Today, I was thinking about the match scores over the season, and using data from VEXdb (and later a private dataset from Jordan), I examined the number of matches a team competes in over the season, as well as the average match scores over time.
The most obvious question to answer is: how many teams have competed this year? The datasets I have reveal that 7508 unique teams have participated in at least one competition match at a regular tournament (not counting leagues, scrimmages, or skills-only events). It turns out that 8 matches is the most common number of matches any given team has participated in, but this sharply drops off on either side:
(This might remind you of Zipf’s Law or a power distribution — for many datasets, the frequency of an item is inversely proportional to it’s “rank” if you were to sort by the number of times it occurs. Interestingly enough, this appears to be followed by this data set!)
For the fun of knowing, the top ten teams in terms of “number of official tournament matches competed in this season” are:
86868R with 139 matches
8675A with 122 matches
3671B with 119 matches
6741A with 118 matches
6842Z with 117 matches
1045A with 111 matches
1970K with 108 matches
10300X with 108 matches
1375A with 107 matches
1375C with 105 matches
These high match numbers, though, are very rare — to see just how uncommon this is, I produced the following two plots (the second is just a zoomed-in version of the first).
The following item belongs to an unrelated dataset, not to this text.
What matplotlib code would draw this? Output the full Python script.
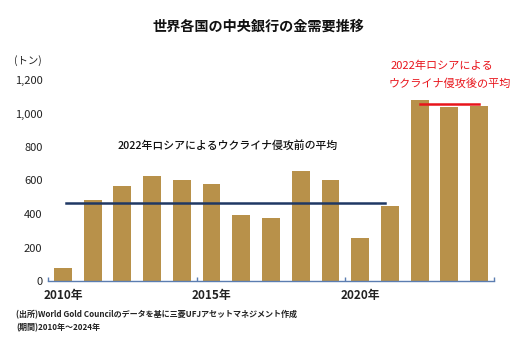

They show the percentage of teams with less than (or equal to) x number of matches — by the time a team has completed 40 matches in a season, they’re already in the top 10% of teams!
Finally, I plotted the average match score over time. The two lines show the average winning and losing score (red/blue, respectively) over all tournaments on a particular date, and then I smoothed the results with a rolling average over three adjacent tournament days. The shaded region is a band 2 standard deviations wide (+/- sigma), so it’s pretty clear that there’s a ton of noise in these scores.
I showed this around on the VEX Discord, and it was mentioned that a lot of teams start competing in January, which might explain the sudden drop in average score. So, I decided to only consider matches consisting of entirely “hardcore” teams — which I’ve defined to be teams that have participated in more than 40 matches. (Again, from above, this is the top 10% of teams.)
Only considering “hardcore” teams, we see that the average match score continues to go up throughout late January. It is curious that the margin between the average winning/losing score is nearly a constant 35 points over time. One possibility is that this is due (in part) to the autonomous bonus.
Data I’d love to have: I’d love to see more detailed data breakdowns like there were in prior years (e.g. Gateway/RoundUp) with per-goal scores. This would allow for some “deep dive” analysis into specific strategies, and might even open the door towards prediction of match outcomes based on prior performance.
Anyway — this was kind-of a brain dump of some stuff I was thinking about all day. Any thoughts on the data I’m considering? Do you have requests for other plots or me to investigate some other metric?